Miomas uterinos. Novo tratamento permite evitar cirurgias

Miomas uterinos. Novo tratamento permite evitar cirurgias


Dois milhões de mulheres em Portugal sofrem com estes tumores benignos. Investigadores apresentam tratamento que dispensa cirurgia e reduz miomas e hemorragias


Miomas uterinos podem parecer, à primeira vista, algo de estranho para a maioria dos portugueses. O certo é que, só em Portugal, há dois milhões de mulheres que vivem ou já viveram com estes tumores que, embora benignos, provocam sintomas como pressão abdominal ou hemorragias abundantes. Para elas – e também para 24 milhões de mulheres na Europa – há agora um tratamento por comprimidos de acetato de ulipristal que substitui a cirurgia.

Apesar dos sintomas e do desconforto, um quarto desta população demora, em média, mais de um ano a procurar ajuda. A vergonha é o principal obstáculo. “Precisamos de reduzir o estigma do sangramento porque isso tem um enorme impacto na qualidade de vida”, explica Helena Kopp Kalner, consultora sénior de ginecologia e obstetrícia do Karolinska Institutet, em Estocolmo.

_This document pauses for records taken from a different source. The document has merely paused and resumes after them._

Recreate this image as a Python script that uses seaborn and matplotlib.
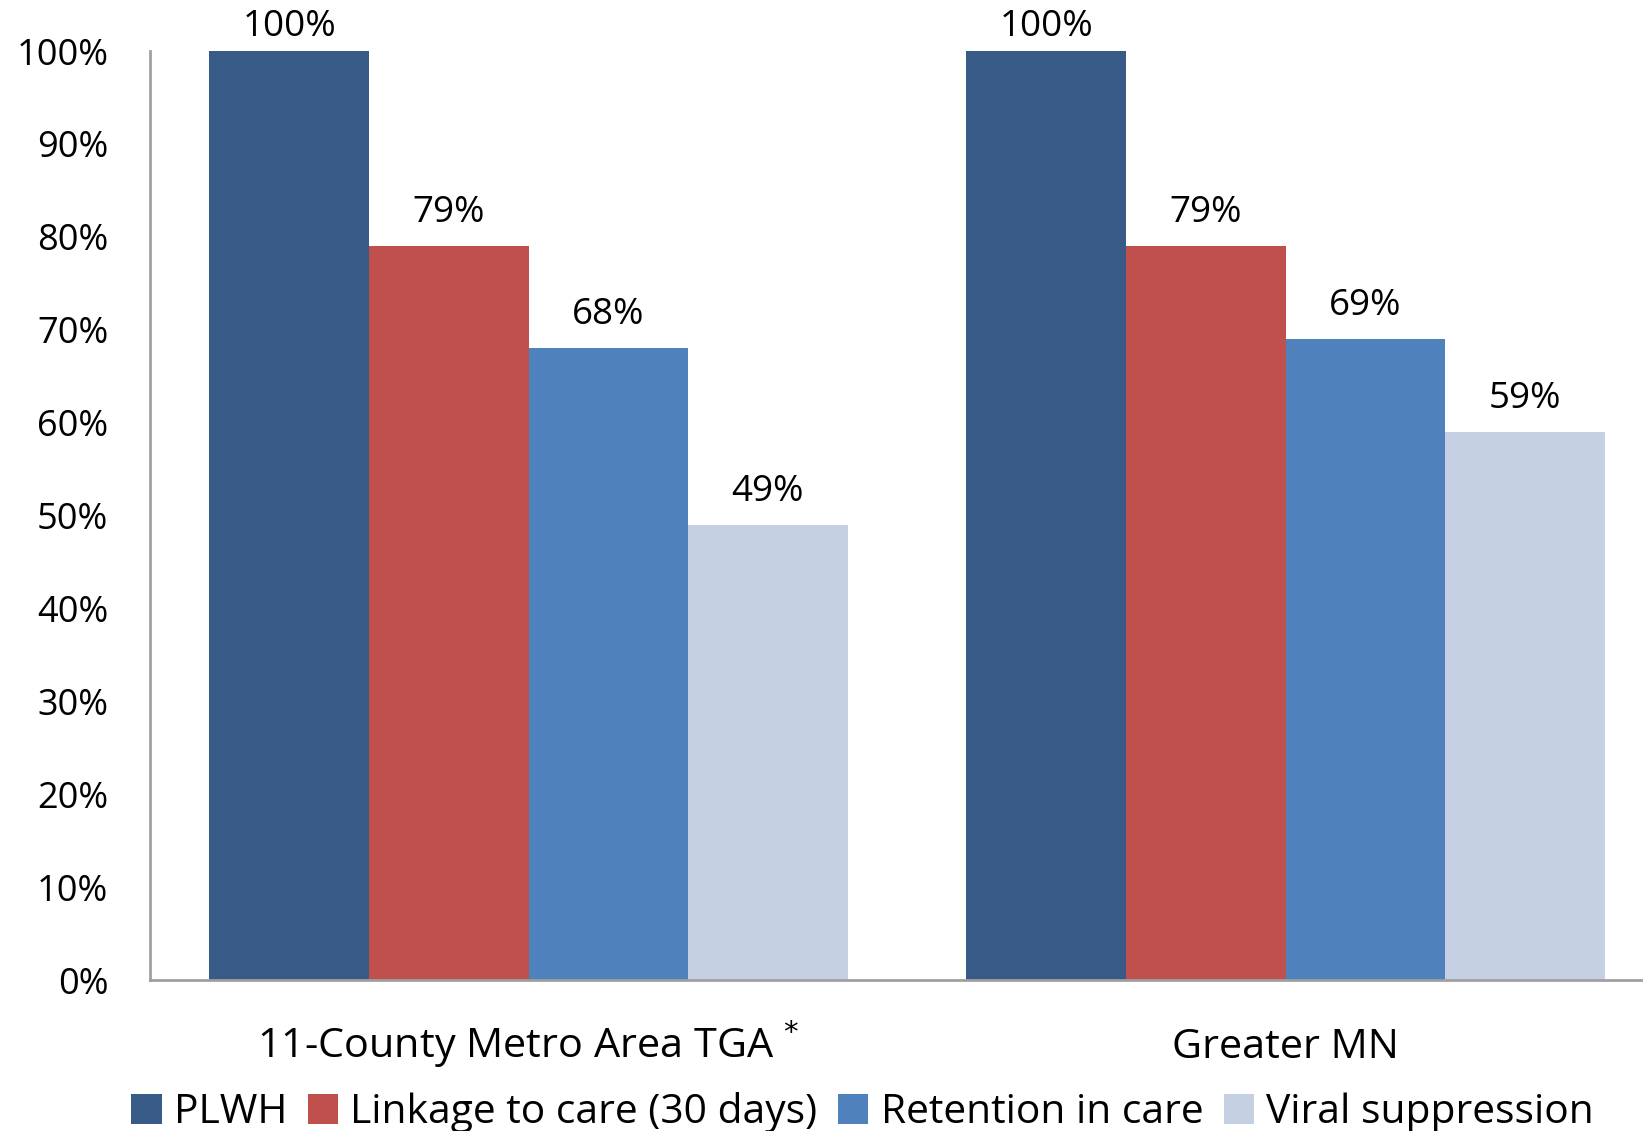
import pandas as pd
import matplotlib.pyplot as plt
import seaborn as sns
from matplotlib.ticker import PercentFormatter

regions = ["11-County Metro Area TGA $^{*}$", "Greater MN"]
stages = ["PLWH", "Linkage to care (30 days)", "Retention in care", "Viral suppression"]
metro = [1.00, 0.79, 0.68, 0.49]
greater_mn = [1.00, 0.79, 0.69, 0.59]
colors = ["#375A87", "#C0504D", "#4F81BD", "#C5D0E2"]

df = pd.DataFrame({
    "region": [regions[0]] * 4 + [regions[1]] * 4,
    "stage": stages * 2,
    "value": metro + greater_mn,
})

sns.set_style("white")
plt.rcParams["font.family"] = ["Open Sans", "DejaVu Sans"]
plt.rcParams["text.color"] = "black"
plt.rcParams["xtick.color"] = "black"
plt.rcParams["ytick.color"] = "black"

fig = plt.figure(figsize=(16.43, 11.31), dpi=100)
ax = fig.add_axes([0.0913, 0.1335, 0.9215, 0.8214])

sns.barplot(data=df, x="region", y="value", hue="stage", hue_order=stages,
            palette=colors, saturation=1, width=0.843, gap=0, ax=ax,
            linewidth=0, edgecolor="none")

# the 100% labels sit tight against the top of the figure
for i, cont in enumerate(ax.containers):
    ax.bar_label(cont, labels=[f"{v * 100:.0f}%" for v in cont.datavalues],
                 fontsize=26.5, padding=4 if i == 0 else 11, color="black")

ax.set_ylim(0, 1)
ax.set_xlim(-0.5, 1.5)
ax.yaxis.set_major_locator(plt.MultipleLocator(0.1))
ax.yaxis.set_major_formatter(PercentFormatter(1.0, decimals=0))
ax.tick_params(axis="y", labelsize=26, length=0, pad=30)
ax.tick_params(axis="x", labelsize=29.8, length=0, pad=56)
for lbl in ax.get_xticklabels():
    lbl.set_verticalalignment("baseline")
ax.set_xlabel("")
ax.set_ylabel("")

for side in ["top", "right"]:
    ax.spines[side].set_visible(False)
for side in ["left", "bottom"]:
    ax.spines[side].set_color("#A0A0A0")
    ax.spines[side].set_linewidth(2)

sns.move_legend(ax, loc="center", bbox_to_anchor=(0.525, 0.016),
                bbox_transform=fig.transFigure, ncol=4, frameon=False,
                title=None, fontsize=29.3, handlelength=0.75, handleheight=0.75,
                handletextpad=0.3, columnspacing=0.5, borderaxespad=0)

plt.savefig("out.png")
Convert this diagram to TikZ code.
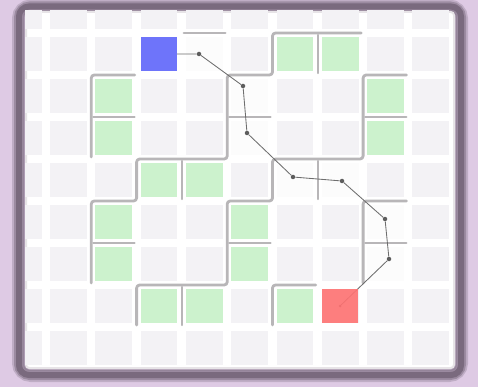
\documentclass[tikz,border=0pt]{standalone}
\definecolor{bgc}{RGB}{222,202,228}
\definecolor{framec}{RGB}{122,106,126}
\definecolor{basec}{RGB}{243,242,245}
\definecolor{litec}{RGB}{252,252,252}
\definecolor{greenc}{RGB}{204,242,205}
\definecolor{bluec}{RGB}{110,116,250}
\definecolor{redc}{RGB}{255,114,114}
\definecolor{wallc}{RGB}{184,182,184}
\definecolor{pathc}{RGB}{110,110,110}
\begin{document}
\begin{tikzpicture}[x=1pt,y=-1pt,
  wall/.style={draw=wallc, line width=2.8pt, line cap=round, line join=round, rounded corners=3pt, shorten <=2pt, shorten >=2pt},
  innerwall/.style={draw=wallc, line width=2.2pt, line cap=round, shorten <=2pt, shorten >=2pt},
  route/.style={draw=pathc, line width=0.85pt},
  dot/.style={circle, fill=pathc!85!black, inner sep=0pt, minimum size=4.5pt}]
\useasboundingbox (0,0) rectangle (478,387);
\fill[bgc] (0,0) rectangle (478,387);
% frame
\draw[framec, opacity=0.3, line width=14pt, rounded corners=12pt] (19,6.5) rectangle (461,375);
\draw[framec, opacity=0.5, line width=10pt, rounded corners=11pt] (19,6.5) rectangle (461,375);
\draw[framec, line width=6pt, rounded corners=10pt] (19,6.5) rectangle (461,375);
\fill[white, rounded corners=4pt] (25,11) rectangle (455,369);
\draw[framec, opacity=0.18, line width=4pt, rounded corners=4pt] (25,11) rectangle (455,369);
% cells
\begin{scope}
\clip (25,11) rectangle (455,369);
\foreach \c in {0,...,9} \foreach \r in {0,...,8} {
  \fill[basec] ({45.3*\c+4.7},{42*\r-5}) rectangle ({45.3*\c+41.5},{42*\r+29});
}
\foreach \c/\r in {4/1,5/2,5/3,6/4,7/4,8/5,8/6} {
  \fill[litec] ({45.3*\c+4.7},{42*\r-5}) rectangle ({45.3*\c+41.5},{42*\r+29});
}
\foreach \c/\r in {6/1,7/1,2/2,2/3,8/2,8/3,3/4,4/4,2/5,2/6,5/5,5/6,3/7,4/7,6/7} {
  \fill[greenc] ({45.3*\c+4.7},{42*\r-5}) rectangle ({45.3*\c+41.5},{42*\r+29});
}
\end{scope}
% walls
\begin{scope}[shift={(0.7,-9)}, x=45.3pt, y=-42pt]
\draw[wall] (4,1) -- (5,1);
\draw[wall] (3,2) -- (2,2) -- (2,4);
\draw[innerwall] (2,3) -- (3,3);
\draw[wall] (8,1) -- (6,1) -- (6,2) -- (5,2) -- (5,4) -- (3,4) -- (3,5) -- (2,5) -- (2,7);
\draw[innerwall] (7,1) -- (7,2);
\draw[innerwall] (5,3) -- (6,3);
\draw[innerwall] (4,4) -- (4,5);
\draw[innerwall] (2,6) -- (3,6);
\draw[wall] (9,2) -- (8,2) -- (8,4) -- (6,4) -- (6,5) -- (5,5) -- (5,7) -- (3,7) -- (3,8);
\draw[innerwall] (8,3) -- (9,3);
\draw[innerwall] (7,4) -- (7,5);
\draw[innerwall] (5,6) -- (6,6);
\draw[innerwall] (4,7) -- (4,8);
\draw[wall] (9,5) -- (8,5) -- (8,7);
\draw[innerwall] (8,6) -- (9,6);
\draw[wall] (7,7) -- (6,7) -- (6,8);
\end{scope}
% route
\coordinate (sc) at (159,54);
\coordinate (ec) at (340,306);
\node[dot] (p1) at (199,54) {};
\node[dot] (p2) at (243,86) {};
\node[dot] (p3) at (247,133) {};
\node[dot] (p4) at (293,177) {};
\node[dot] (p5) at (342,181) {};
\node[dot] (p6) at (385,219) {};
\node[dot] (p7) at (389,259) {};
\node[dot, minimum size=3pt] (pe) at (ec) {};
\draw[route] (sc) -- (p1) -- (p2) -- (p3) -- (p4) -- (p5) -- (p6) -- (p7) -- (pe);
% start and end cells
\node[fill=bluec, inner sep=0pt, minimum width=36.8pt, minimum height=34pt] (start) at (sc) {};
\node[fill=redc, fill opacity=0.9, inner sep=0pt, minimum width=36.8pt, minimum height=34pt] (goal) at (ec) {};
\end{tikzpicture}
\end{document}
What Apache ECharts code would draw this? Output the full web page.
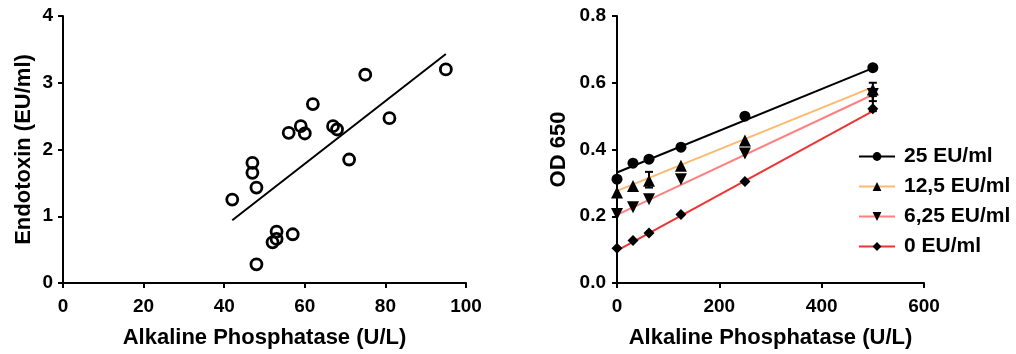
<!DOCTYPE html>
<html>
<head>
<meta charset="utf-8">
<script src="https://cdn.jsdelivr.net/npm/echarts@6/dist/echarts.min.js"></script>
<style>html,body{margin:0;padding:0;background:#fff;}#c{width:1016px;height:354px;}</style>
</head>
<body>
<div id="c"></div>
<script>
// Left panel: Endotoxin vs Alkaline Phosphatase
const leftPoints = [[42,1.25],[47,1.8],[47,1.65],[48,1.43],[48,0.28],[52,0.61],[53,0.66],[53,0.77],[57,0.73],[56,2.25],[59,2.35],[60,2.24],[62,2.68],[67,2.35],[68,2.3],[71,1.85],[75,3.12],[81,2.47],[95,3.2]];
const leftFit = [[42,0.94],[95,3.43]];
const leftXTicks = [0,20,40,60,80,100];
const leftYTicks = [0,1,2,3,4];

// Right panel: OD 650 vs Alkaline Phosphatase
const apConc = [0,31.25,62.5,125,250,500];
const seriesNames = ['25 EU/ml','12,5 EU/ml','6,25 EU/ml','0 EU/ml'];
const od25 = [0.311,0.359,0.371,0.407,0.500,0.645];
const od125 = [0.271,0.291,0.306,0.351,0.427,0.580];
const od625 = [0.207,0.227,0.251,0.311,0.388,0.566];
const od0 = [0.104,0.127,0.150,0.205,0.304,0.522];
const fit25 = [0.331,0.644];
const fit125 = [0.276,0.587];
const fit625 = [0.204,0.564];
const fit0 = [0.097,0.515];
const fitX = [0,500];
const errBars = [[62.5,0.286,0.333],[500,0.545,0.600],[500,0.515,0.560]];
const rightXTicks = [0,200,400,600];
const rightYTicks = [0,0.2,0.4,0.6,0.8];

const lineColors = ['#000000','#FDB96E','#FF8080','#EE3333'];
const symbols = ['circle','triangle','path://M0,0 L10,0 L5,9 Z','diamond'];
const symSizes = [11,12,12,11];
const odData = [od25,od125,od625,od0];
const fits = [fit25,fit125,fit625,fit0];

const FONT = 'Liberation Sans, Arial, sans-serif';
const axisLine = {show:true,lineStyle:{color:'#000',width:2}};
const axisTick = {show:true,length:5,inside:false,lineStyle:{color:'#000',width:2}};
const lbl = (m,fmt)=>({fontSize:19,fontWeight:'bold',color:'#000',fontFamily:FONT,margin:m,formatter:fmt});
const nameStyle = {fontSize:22,fontWeight:'bold',color:'#000',fontFamily:FONT};

const series = [];
series.push({type:'scatter',xAxisIndex:0,yAxisIndex:0,data:leftPoints,symbol:'circle',symbolSize:11,
  itemStyle:{color:'rgba(0,0,0,0)',borderColor:'#000',borderWidth:2.8,opacity:1},z:3});
series.push({type:'line',xAxisIndex:0,yAxisIndex:0,data:leftFit,showSymbol:false,symbol:'none',
  lineStyle:{color:'#000',width:2},z:2,silent:true});

for(let i=0;i<4;i++){
  series.push({type:'line',name:seriesNames[i],xAxisIndex:1,yAxisIndex:1,
    data:fitX.map((x,j)=>[x,fits[i][j]]),showSymbol:false,symbol:symbols[i],symbolSize:symSizes[i],
    itemStyle:{color:'#000'},lineStyle:{color:lineColors[i],width:2},z:2});
}
series.push({type:'custom',xAxisIndex:1,yAxisIndex:1,data:errBars,z:3,
  renderItem:function(params,api){
    const x = api.value(0);
    const lo = api.coord([x,api.value(1)]);
    const hi = api.coord([x,api.value(2)]);
    const w = 4;
    const st = {stroke:'#000',lineWidth:2};
    return {type:'group',children:[
      {type:'line',shape:{x1:lo[0],y1:lo[1],x2:hi[0],y2:hi[1]},style:st},
      {type:'line',shape:{x1:lo[0]-w,y1:lo[1],x2:lo[0]+w,y2:lo[1]},style:st},
      {type:'line',shape:{x1:hi[0]-w,y1:hi[1],x2:hi[0]+w,y2:hi[1]},style:st}
    ]};
  }});
for(let i=0;i<4;i++){
  series.push({type:'scatter',name:seriesNames[i],xAxisIndex:1,yAxisIndex:1,
    data:apConc.map((x,j)=>[x,odData[i][j]]),symbol:symbols[i],symbolSize:symSizes[i],
    itemStyle:{color:'#000',opacity:1},z:4});
}

const option = {
  animation:false,
  backgroundColor:'#fff',
  grid:[
    {left:63,top:16,width:403,height:268},
    {left:617,top:16,width:307,height:268}
  ],
  xAxis:[
    {type:'value',gridIndex:0,min:0,max:100,interval:20,axisLine,axisTick,splitLine:{show:false},
     axisLabel:lbl(14),name:'Alkaline Phosphatase (U/L)',nameLocation:'middle',nameGap:44,nameTextStyle:nameStyle},
    {type:'value',gridIndex:1,min:0,max:600,interval:200,axisLine,axisTick,splitLine:{show:false},
     axisLabel:lbl(14),name:'Alkaline Phosphatase (U/L)',nameLocation:'middle',nameGap:44,nameTextStyle:nameStyle}
  ],
  yAxis:[
    {type:'value',gridIndex:0,min:0,max:4,interval:1,axisLine,axisTick,splitLine:{show:false},
     axisLabel:lbl(10),name:'Endotoxin (EU/ml)',nameLocation:'middle',nameGap:28,nameTextStyle:nameStyle},
    {type:'value',gridIndex:1,min:0,max:0.8,interval:0.2,axisLine,axisTick,splitLine:{show:false},
     axisLabel:lbl(11,v=>v.toFixed(1)),name:'OD 650',nameLocation:'middle',nameGap:47,nameTextStyle:nameStyle}
  ],
  legend:{
    data:seriesNames.map(n=>({name:n})),
    orient:'vertical',left:853,top:141,itemWidth:36,itemHeight:11,itemGap:9,
    textStyle:{fontSize:21,fontWeight:'bold',color:'#000',fontFamily:FONT,padding:[0,0,0,4]},
    selectedMode:false
  },
  series
};
const chart = echarts.init(document.getElementById('c'),null,{renderer:'canvas'});
chart.setOption(option);
</script>
</body>
</html>
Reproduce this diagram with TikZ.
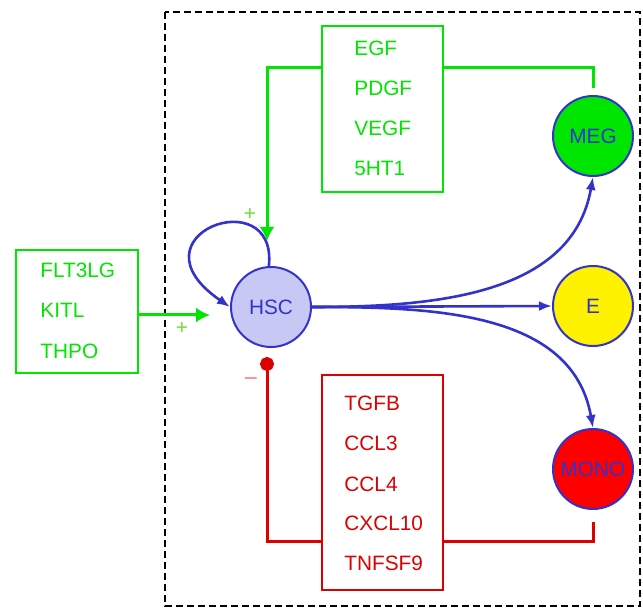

Jacques Donnez, médico responsável pelo estudo PEARL IV, na área do tratamento dos miomas uterinos por acetato de ulipristal, apresentou na passada sexta-feira, em Budapeste, as conclusões desta recente investigação da farmacêutica Gedeon Richter. De acordo com os resultados obtidos num estudo que incluiu quatro ciclos de tratamento – de 12 semanas de toma diária de 5 mg de acetato de ulipristal, a dose recomendada –, o sangramento abundante foi controlado no final de cada etapa em aproximadamente 93% das mulheres. Já cerca de 76% estavam em estado de amenorreia – ausência de menstruação – no final de cada ciclo. 

No estudo PEARL IV, que envolveu 451 mulheres de 11 países europeus, 98% das histerectomias – cirurgia que consiste na retirada do útero – foram evitadas através do tratamento por acetato de ulipristal. Esta opção através da medicação, além de evitar uma operação invasiva de retirada do útero ou dos miomas, evita a carga psicológica associada e preserva a fertilidade da mulher, defendem os investigadores.

Os médicos destacam assim o potencial do acetato de ulipristal, não apenas como um recurso pré-cirurgia para reduzir as hemorragias e o tamanho dos miomas, mas também como terapêutica para ser feita a longo prazo. Com o tratamento intermitente houve uma redução significativa dos sintomas associados a esta condição, como a pressão abdominal, a frequência urinária e a fadiga. O sangramento anormal parou, deu-se a redução do tamanho do mioma ou mesmo o seu de-saparecimento e houve ainda uma “melhoria na qualidade de vida”, conta Donnez. Os efeitos secundários mais reportados foram dores de cabeça e ruborização. 

IMPACTO Para Kalner, “manter a fertilidade é muito importante, assim como evitar a histerectomia”. Também Deborah Lancastle destaca o papel que os miomas uterinos têm na vida das mulheres: “Esta condição tem impacto na saúde psicológica, física e social”, alerta a psicóloga da saúde, acrescentando que os miomas e todos os sintomas que lhes estão associados podem ainda comprometer a carreira de uma mulher. 

A vida social é também constantemente afectada por esta condição. Até a escolha do vestuário passa a obedecer a critérios que minimizem os sintomas dos miomas uterinos: “As mulheres têm sempre tendência a vestir roupas mais escuras. Nós somos engenhosas a encontrar soluções para tudo, mas neste caso essa não é uma boa característica: significa que não estamos a procurar ajuda”, desmistifica Lancastle. Mais de 80% das mulheres indicam que esta condição afecta a intimidade e a capacidade para estabelecer uma nova relação. 

Em Portugal, segundo dados da Administração Central do Sistema de Saúde, realizaram-se 3325 histerectomias nos hospitais do Sistema Nacional de Saúde em 2014. Cada acto teve o valor de cerca de 2600 euros, a que acrescem custos de baixas médicas, Segurança Social e consultas. 

Questionado pelos jornalistas sobre o que se segue neste campo de investigação, Jacques Donnez é peremptório: “Estamos no final da evolução.”